Bu satırlar, yalnızca bir komutanın pişmanlığı değil, Türk milletinin imanla kazandığı destanın uluslararası alandaki açık bir kabulüdür.

Türk Askerinin Azmi İngiliz Komutanı Hayrete Düşürdü
Eserde yer alan şu sözler, Mehmetçiğin sarsılmaz kararlılığını tüm dünyaya ilan ediyor:
“Tüm Gelibolu’yu 2,5 cm kalınlığında metal ile kaplayacak kadar mermi kullandık yine de kazanamadık.
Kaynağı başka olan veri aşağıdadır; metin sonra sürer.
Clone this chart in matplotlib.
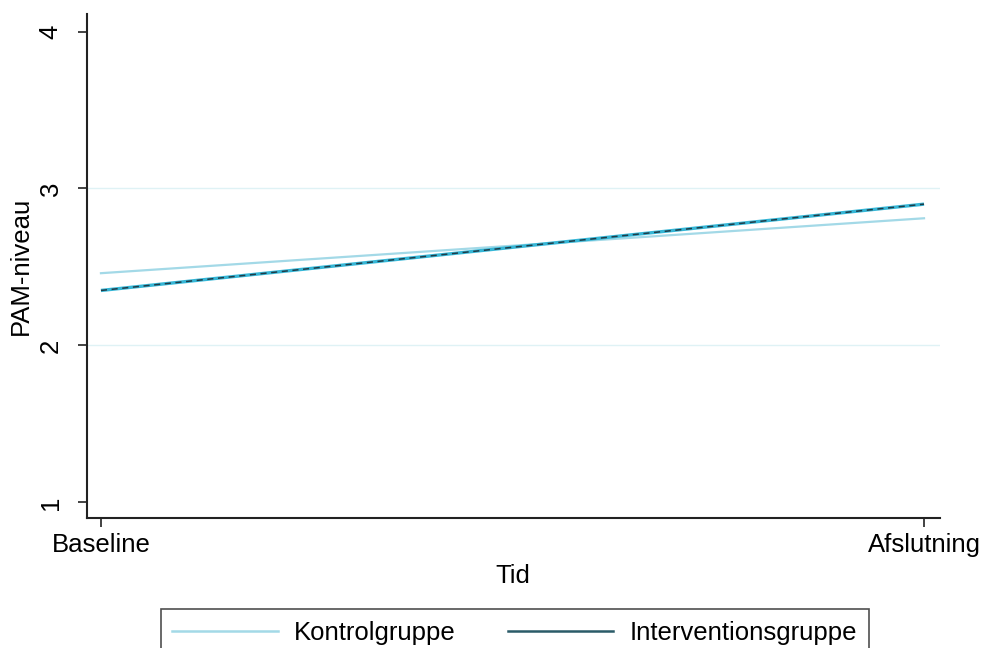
import matplotlib
matplotlib.use("Agg")
import matplotlib.pyplot as plt
from matplotlib.lines import Line2D

plt.rcParams['font.family'] = ['Liberation Sans', 'DejaVu Sans']

time_labels = ["Baseline", "Afslutning"]
time_pos = [0, 1]
kontrol = [2.46, 2.81]
intervention = [2.35, 2.90]
yticks = [1, 2, 3, 4]

FS = 18.5

fig = plt.figure(figsize=(9.86, 6.48), dpi=100)
ax = fig.add_axes([0.0882, 0.2006, 0.953 - 0.0882, 0.978 - 0.2006])

for g in [2, 3]:
    ax.axhline(g, color='#dff2f5', lw=1.0, zorder=0)

ax.plot(time_pos, kontrol, color='#a3d9e7', lw=1.6, zorder=2)
ax.plot(time_pos, intervention, color='#35b6d6', lw=2.4, zorder=3, solid_capstyle='butt')
ax.plot(time_pos, intervention, color='#1e3c48', lw=1.1, zorder=4, dashes=(4, 3))

ax.set_xlim(-0.017, 1.019)
ax.set_ylim(0.9, 4.11)
ax.set_xticks(time_pos)
ax.set_xticklabels(time_labels, fontsize=FS)
ax.set_yticks(yticks)
ax.set_yticklabels([str(v) for v in yticks], fontsize=FS, rotation=90, va='center')
ax.tick_params(axis='both', length=6.5, width=1.2, color='#222222')
ax.tick_params(axis='x', pad=4)
ax.tick_params(axis='y', pad=11)
for s in ['top', 'right']:
    ax.spines[s].set_visible(False)
for s in ['left', 'bottom']:
    ax.spines[s].set_linewidth(1.5)
    ax.spines[s].set_color('#222222')

ax.set_xlabel("Tid", fontsize=FS, labelpad=5)
ax.set_ylabel("PAM-niveau", fontsize=FS, labelpad=4)

handles = [Line2D([0], [0], color='#a3d9e7', lw=1.8),
           Line2D([0], [0], color='#2a5b68', lw=1.8)]
leg = fig.legend(handles, ["Kontrolgruppe", "Interventionsgruppe"],
                 loc='upper center', bbox_to_anchor=(0.522, 0.0602),
                 ncol=2, fontsize=FS, frameon=True, fancybox=False,
                 edgecolor='#222222', handlelength=4.1, columnspacing=2.0,
                 borderpad=0.45, handletextpad=0.65, borderaxespad=0)
leg.get_frame().set_linewidth(1.2)

fig.savefig("out.png", dpi=100, facecolor='white')
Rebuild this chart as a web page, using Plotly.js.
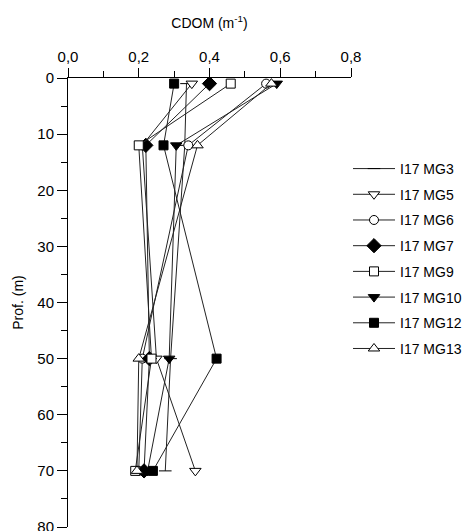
<!DOCTYPE html>
<html>
<head>
<meta charset="utf-8">
<script src="https://cdn.plot.ly/plotly-3.0.1.min.js"></script>
<style>html,body{margin:0;padding:0;background:#fff;}#chart{width:467px;height:531px;}</style>
</head>
<body>
<div id="chart"></div>
<script>
// Depth (m) of each sample
const depth = [1, 12, 50, 70];
// CDOM (m^-1) per station
const seriesNames = ["I17 MG3", "I17 MG5", "I17 MG6", "I17 MG7", "I17 MG9", "I17 MG10", "I17 MG12", "I17 MG13"];
const mg3  = [0.335, 0.33, 0.29, 0.275];
const mg5  = [0.35, 0.21, 0.25, 0.36];
const mg6  = [0.56, 0.34, 0.21, 0.20];
const mg7  = [0.40, 0.22, 0.23, 0.215];
const mg9  = [0.46, 0.20, 0.236, 0.19];
const mg10 = [0.59, 0.306, 0.286, 0.225];
const mg12 = [0.30, 0.27, 0.42, 0.24];
const mg13 = [0.575, 0.366, 0.20, 0.195];
const xTickVals = [0, 0.2, 0.4, 0.6, 0.8];
const yTickVals = [0, 10, 20, 30, 40, 50, 60, 70, 80];

const values = [mg3, mg5, mg6, mg7, mg9, mg10, mg12, mg13];
const styles = [
  {symbol: "line-ew", size: 9, color: "#000"},
  {symbol: "triangle-down", size: 10, color: "#fff"},
  {symbol: "circle", size: 9, color: "#fff"},
  {symbol: "diamond", size: 11, color: "#000"},
  {symbol: "square", size: 9, color: "#fff"},
  {symbol: "triangle-down", size: 10, color: "#000"},
  {symbol: "square", size: 9, color: "#000"},
  {symbol: "triangle-up", size: 10, color: "#fff"}
];

const traces = values.map((v, i) => ({
  x: v,
  y: depth,
  name: seriesNames[i],
  legendgroup: "g" + i,
  type: "scatter",
  mode: "lines+markers",
  line: {color: "#222", width: 1},
  marker: {symbol: styles[i].symbol, size: styles[i].size, color: styles[i].color,
           line: {color: "#000", width: 1}}
}));

const fam = "Liberation Sans, Arial, sans-serif";

const layout = {
  width: 467, height: 531,
  margin: {l: 68, r: 0, t: 78, b: 4},
  paper_bgcolor: "#fff", plot_bgcolor: "#fff",
  separators: ",.",
  font: {family: fam, size: 15, color: "#000"},
  showlegend: true,
  legend: {x: 1, xanchor: "right", y: 0.833, yanchor: "top",
           font: {family: fam, size: 14, color: "#000"},
           itemwidth: 42, traceorder: "grouped", tracegroupgap: 4.5,
           bgcolor: "rgba(0,0,0,0)"},
  xaxis: {
    domain: [0, 0.7093],
    side: "top", range: [0, 0.8], autorange: false,
    tickvals: xTickVals, tickformat: ".1f",
    ticks: "outside", ticklen: 9, tickwidth: 1, tickcolor: "#000",
    minor: {dtick: 0.1, ticks: "outside", ticklen: 6, tickwidth: 1, tickcolor: "#000", showgrid: false},
    showline: true, linecolor: "#000", linewidth: 1,
    showgrid: false, zeroline: false,
    tickfont: {family: fam, size: 15, color: "#000"},
    title: {text: "CDOM (m<sup>-1</sup>)", font: {family: fam, size: 14, color: "#000"}, standoff: 16}
  },
  yaxis: {
    range: [80, 0], autorange: false,
    tickvals: yTickVals,
    ticks: "outside", ticklen: 10, tickwidth: 1, tickcolor: "#000",
    ticklabeloverflow: "allow",
    minor: {dtick: 5, ticks: "outside", ticklen: 6, tickwidth: 1, tickcolor: "#000", showgrid: false},
    showline: true, linecolor: "#000", linewidth: 1,
    showgrid: false, zeroline: false,
    tickfont: {family: fam, size: 15, color: "#000"},
    title: {text: "Prof. (m)", font: {family: fam, size: 14, color: "#000"}, standoff: 10}
  }
};

Plotly.newPlot("chart", traces, layout, {displayModeBar: false, staticPlot: true});
</script>
</body>
</html>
Türkler, artık karınca bile yaşayamaz dediğimiz yerlerden çıkarak üzerimize mermi yağdırıyordu.”
Bu ifadeler, Türkiye’nin vatan topraklarını savunmadaki kararlılığını bir kez daha gözler önüne seriyor.

Askeri Planlar, Haritalar ve Taktik Analizlerle Dolu
Gelibolu Hatıraları, yalnızca anıların değil, aynı zamanda savaşın taktiksel boyutlarının da anlatıldığı eşsiz bir kaynak. Kitapta yer alan detaylı haritalar, derinlik analizleri ve planlamalar, işgal kuvvetlerinin ne denli titiz çalıştığını ancak Türk askerinin iman gücüne karşı çaresiz kaldığını gösteriyor.

Sahaf Ergül’den Milli Bilinç Vurgusu: Kitaplar Canlı Varlıklardır
Eser hakkında değerlendirmede bulunan Ergül, kitabın gelecek nesillere aktarılmasının önemine dikkat çekti:
“Kitaplar canlı varlıklardır. Bu eser sadece geçmişi anlatmıyor, geleceğe dair ipuçları da veriyor. İşgalciler o gün için değil, yarın için de plan yapmışlar. Bizler de bu zihniyeti iyi anlamalı, tarihimizi doğru okumalıyız.”

Milli Şuur İçin Bir Rehber Niteliğinde
Ergül, bu tarz belgelerin çocuklara, gençlere ve gelecek nesillere doğru bir şekilde anlatılmasının milli bilincin güçlenmesinde hayati rol oynadığını ifade etti. Gelibolu Hatıraları, yalnızca bir yenilginin değil, Türk milletinin yazdığı eşsiz bir kahramanlık destanının belgesi olarak değerlendiriliyor.